I don’t know what concessions and base actions were necessary for the liberation of the fifteen sailors. What seems obvious is that there was a price to pay, and that this price went along with concessions whose full extent will be measured in the next few days. What seems again more obvious is that all European media acted as accomplices in broadcasting propaganda videos originating from Iranian television, and placed the declarations of Tony Blair, a political leader of a democratic country, on the same plane as those of the totalitarian thugs in Tehran.

What was vividly apparent was that the captured English sailors exhibited no shred of any dignity, since they agreed to tell lies they were asked to tell and to play the comedy they were asked to play. What was also more vividly apparent was that all of this will leave some traces that will result in devastating consequences to those who do not respect force and despise weakness.

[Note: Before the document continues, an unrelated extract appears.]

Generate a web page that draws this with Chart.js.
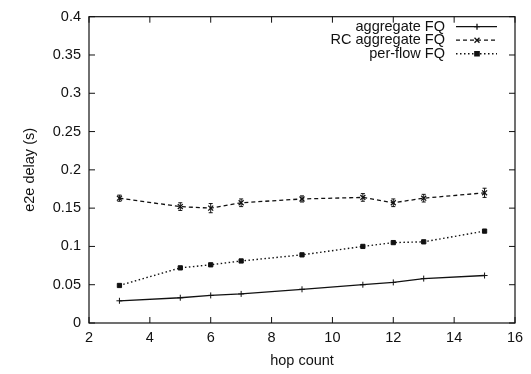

European leaders protest that Europe is “civilized.” After having been the womb of 20th century totalitarianism, Europe now expresses its repentance by encumbering itself with masochism and self-destruction. Europe is today slowly becoming a doormat on which the barbarians of the 21st century are wiping their feet. The demographic collapse we find ourselves in is presumably irreversible because it is accompanied with a moral downfall. This is revolting. This is lamentable. I feel only pain for all those that watch what is happening with lucidity, and that wait, impotently, for the ruin of that which Europe could have supported as the noblest and that, soon, very likely won’t exist any more on this continent. The idea of liberty and human dignity was born in Europe. It died there once, between Nazism and Leninism. It is dying a second time and this time, it will probably be the last.